During my debugging, I've noticed that the execution of the loop doesn't restart until the next sweep cycle, but considering we have only 2 sweeper threads, the mysql queue implementation limits itself to select -ing only 2 messages per query, so this takes some time.

Now, my question is - judging by the code, am I correct to assume that the workflow should actually restart immediately?

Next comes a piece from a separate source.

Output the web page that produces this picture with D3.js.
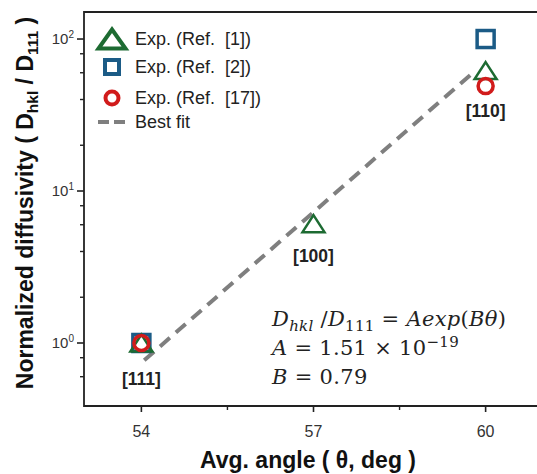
<!DOCTYPE html>
<html>
<head>
<meta charset="utf-8">
<script src="https://cdn.jsdelivr.net/npm/d3@7"></script>
<style>
  body { margin: 0; background: #fff; }
  svg { display: block; }
  .tick-label { font-family: "Liberation Sans", Arial, sans-serif; fill: #333; }
  .axis-title { font-family: "Liberation Sans", Arial, sans-serif; font-weight: bold; fill: #111; }
  .legend text { font-family: "Liberation Sans", Arial, sans-serif; font-size: 18px; fill: #222; white-space: pre; }
  .facet { font-family: "Liberation Sans", Arial, sans-serif; font-weight: bold; font-size: 17.5px; fill: #222; }
  .eq { font-family: "DejaVu Serif", serif; font-size: 21px; letter-spacing: 0.3px; fill: #222; white-space: pre; }
</style>
</head>
<body>
<div id="chart"></div>
<script>
// values
var refLabels = ["Exp. (Ref.  [1])", "Exp. (Ref.  [2])", "Exp. (Ref.  [17])", "Best fit"];
var ref1Angles = [54, 57, 60];
var ref1Values = [1, 6.1, 62];
var ref2Angles = [54, 60];
var ref2Values = [1, 100];
var ref17Angles = [54, 60];
var ref17Values = [1, 49];
var fitAngles = [54.05, 59.8];
var fitValues = [0.77, 61];
var facetLabels = ["[111]", "[100]", "[110]"];
var facetAngles = [54, 57, 60];
var facetValues = [1, 6.1, 49];
var xTicks = [54, 57, 60];
var xMinorTicks = [55.5, 58.5];
var yTicks = [1, 10, 100];
var yTickExp = ["0", "1", "2"];
var yMinorTicks = [0.6, 0.8, 2, 4, 6, 8, 20, 40, 60, 80];

var W = 537, H = 474;
var margin = { top: 12, left: 84, bottom: 68 };
var plotH = H - margin.top - margin.bottom;

var colors = { ref1: "#1d6b32", ref2: "#1b5b86", ref17: "#d11b1b", fit: "#7f7f7f" };

var x = d3.scaleLinear().domain([53, 61]).range([margin.left, margin.left + 459]);
var y = d3.scaleLog().domain([0.385, 150.6]).range([margin.top + plotH, margin.top]);

var svg = d3.select("#chart").append("svg")
    .attr("width", W)
    .attr("height", H);

// frame: left, top, bottom
var x0 = margin.left, yTop = margin.top, yBot = margin.top + plotH;
svg.append("path")
    .attr("d", "M" + W + "," + yTop + "H" + x0 + "V" + yBot + "H" + W)
    .attr("fill", "none")
    .attr("stroke", "#222")
    .attr("stroke-width", 1.8);

// x ticks
svg.selectAll(".xtick").data(xTicks).enter().append("line")
    .attr("x1", function (d) { return x(d); }).attr("x2", function (d) { return x(d); })
    .attr("y1", yBot).attr("y2", yBot + 6)
    .attr("stroke", "#222").attr("stroke-width", 1.6);
svg.selectAll(".xminor").data(xMinorTicks).enter().append("line")
    .attr("x1", function (d) { return x(d); }).attr("x2", function (d) { return x(d); })
    .attr("y1", yBot).attr("y2", yBot + 4)
    .attr("stroke", "#222").attr("stroke-width", 1.4);
svg.selectAll(".xlab").data(xTicks).enter().append("text")
    .attr("class", "tick-label")
    .attr("x", function (d) { return x(d); })
    .attr("y", yBot + 31)
    .attr("text-anchor", "middle")
    .attr("font-size", 16)
    .text(function (d) { return d; });

// y ticks
svg.selectAll(".ytick").data(yTicks).enter().append("line")
    .attr("x1", x0 - 7).attr("x2", x0)
    .attr("y1", function (d) { return y(d); }).attr("y2", function (d) { return y(d); })
    .attr("stroke", "#222").attr("stroke-width", 1.6);
svg.selectAll(".yminor").data(yMinorTicks).enter().append("line")
    .attr("x1", x0 - 4).attr("x2", x0)
    .attr("y1", function (d) { return y(d); }).attr("y2", function (d) { return y(d); })
    .attr("stroke", "#222").attr("stroke-width", 1.4);
var ylab = svg.selectAll(".ylab").data(yTicks).enter().append("text")
    .attr("class", "tick-label")
    .attr("x", x0 - 10)
    .attr("y", function (d) { return y(d) + 5; })
    .attr("text-anchor", "end")
    .attr("font-size", 15);
ylab.append("tspan").text("10");
ylab.append("tspan").attr("dy", -6).attr("font-size", 10).text(function (d, i) { return yTickExp[i]; });

// axis titles
svg.append("text")
    .attr("class", "axis-title")
    .attr("x", 308).attr("y", 468)
    .attr("text-anchor", "middle")
    .attr("font-size", 23)
    .text("Avg. angle ( θ, deg )");

var yt = svg.append("text")
    .attr("class", "axis-title")
    .attr("transform", "translate(33," + 203 + ") rotate(-90)")
    .attr("text-anchor", "middle")
    .attr("font-size", 23);
yt.append("tspan").text("Normalized diffusivity ( D");
yt.append("tspan").attr("font-size", 15.5).attr("dy", 5).text("hkl");
yt.append("tspan").attr("dy", -5).text(" / D");
yt.append("tspan").attr("font-size", 15.5).attr("dy", 5).text("111");
yt.append("tspan").attr("dy", -5).text(" )");

// best fit
svg.append("path")
    .datum(fitAngles.map(function (a, i) { return [a, fitValues[i]]; }))
    .attr("d", d3.line().x(function (d) { return x(d[0]); }).y(function (d) { return y(d[1]); }))
    .attr("fill", "none")
    .attr("stroke", colors.fit)
    .attr("stroke-width", 4)
    .attr("stroke-dasharray", "13,8");

// marker shapes
function triPath(w, h) {
    return "M0," + (-h / 2) + "L" + (w / 2) + "," + (h / 2) + "L" + (-w / 2) + "," + (h / 2) + "Z";
}
function drawMarkers(angles, values, shape, color, sw) {
    var g = svg.append("g");
    var pts = g.selectAll("g").data(angles).enter().append("g")
        .attr("transform", function (d, i) { return "translate(" + x(d) + "," + y(values[i]) + ")"; });
    if (shape === "square") {
        pts.append("rect").attr("x", -8.5).attr("y", -8.5).attr("width", 17).attr("height", 17);
    } else if (shape === "circle") {
        pts.append("circle").attr("r", 7.5);
    } else {
        pts.append("path").attr("d", triPath(22, 17));
    }
    pts.selectAll("*").attr("fill", "none").attr("stroke", color).attr("stroke-width", sw);
}
drawMarkers(ref2Angles, ref2Values, "square", colors.ref2, 3.5);
drawMarkers(ref1Angles, ref1Values, "triangle", colors.ref1, 2.5);
drawMarkers(ref17Angles, ref17Values, "circle", colors.ref17, 3.5);

// facet labels
var facetDy = [42, 38, 31];
svg.selectAll(".facet").data(facetLabels).enter().append("text")
    .attr("class", "facet")
    .attr("x", function (d, i) { return x(facetAngles[i]); })
    .attr("y", function (d, i) { return y(facetValues[i]) + facetDy[i]; })
    .attr("text-anchor", "middle")
    .text(function (d) { return d; });

// legend
var legend = svg.append("g").attr("class", "legend");
var legY = [39, 67, 98, 122];
refLabels.forEach(function (lab, i) {
    var row = legend.append("g").attr("transform", "translate(112," + legY[i] + ")");
    if (i === 0) {
        row.append("path").attr("d", triPath(27, 19)).attr("fill", "none").attr("stroke", colors.ref1).attr("stroke-width", 4);
    } else if (i === 1) {
        row.append("rect").attr("x", -7).attr("y", -7).attr("width", 14).attr("height", 14)
            .attr("fill", "none").attr("stroke", colors.ref2).attr("stroke-width", 4);
    } else if (i === 2) {
        row.append("circle").attr("r", 6.5).attr("fill", "none").attr("stroke", colors.ref17).attr("stroke-width", 4);
    } else {
        row.append("line").attr("x1", -14).attr("x2", 15).attr("y1", 0).attr("y2", 0)
            .attr("stroke", colors.fit).attr("stroke-width", 4).attr("stroke-dasharray", "11,5");
    }
    row.append("text").attr("x", 23).attr("y", 6).text(lab);
});

// equation
var eq = svg.append("g").attr("class", "eq");
var l1 = eq.append("text").attr("x", 272).attr("y", 326);
l1.append("tspan").attr("font-style", "italic").text("D");
l1.append("tspan").attr("font-style", "italic").attr("font-size", 15).attr("dy", 5).text("hkl");
l1.append("tspan").attr("dy", -5).text(" /");
l1.append("tspan").attr("font-style", "italic").text("D");
l1.append("tspan").attr("font-size", 15).attr("dy", 5).text("111");
l1.append("tspan").attr("dy", -5).text(" = ");
l1.append("tspan").attr("font-style", "italic").text("Aexp");
l1.append("tspan").text("(");
l1.append("tspan").attr("font-style", "italic").text("Bθ");
l1.append("tspan").text(")");

var l2 = eq.append("text").attr("x", 272).attr("y", 355);
l2.append("tspan").attr("font-style", "italic").text("A");
l2.append("tspan").text(" = 1.51 × 10");
l2.append("tspan").attr("font-size", 15).attr("dy", -8).text("−19");

var l3 = eq.append("text").attr("x", 272).attr("y", 384);
l3.append("tspan").attr("font-style", "italic").text("B");
l3.append("tspan").text(" = 0.79");
</script>
</body>
</html>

My task is indeed a loop task

Task: TaskModeltaskType='WAIT', status=IN_PROGRESS, inputData=until=2023-08-18 20:59, 
referenceTaskName='delay_wait_task__16', retryCount=0, seq=117 ... **iteration=16**, subWorkflowId='null', 
subworkflowChanged=false belonging to Workflow generic_workflow.1/88001d3b-6398-424f-b556-6dae8849919d.RUNNING 
being updated[spanId=c256afeb36cb6fe0, traceId=c256afeb36cb6fe0]

Am I missing something here?

This should really be marked as help_wanted instead of bug

dpozinen commented 1 year ago

I was able to figure it out, so turns out conductor will update/complete the task regardless of which workflowInstanceId you pass as a parameter, as long as it exists. My mistake was that I was passing the Main WF instance id, instead of the nested WF instance id. If I pass the nested one, everything executes as expected.

I don't know if there is any kind of use case where this would be necessary, but this seems like a missing validation issue?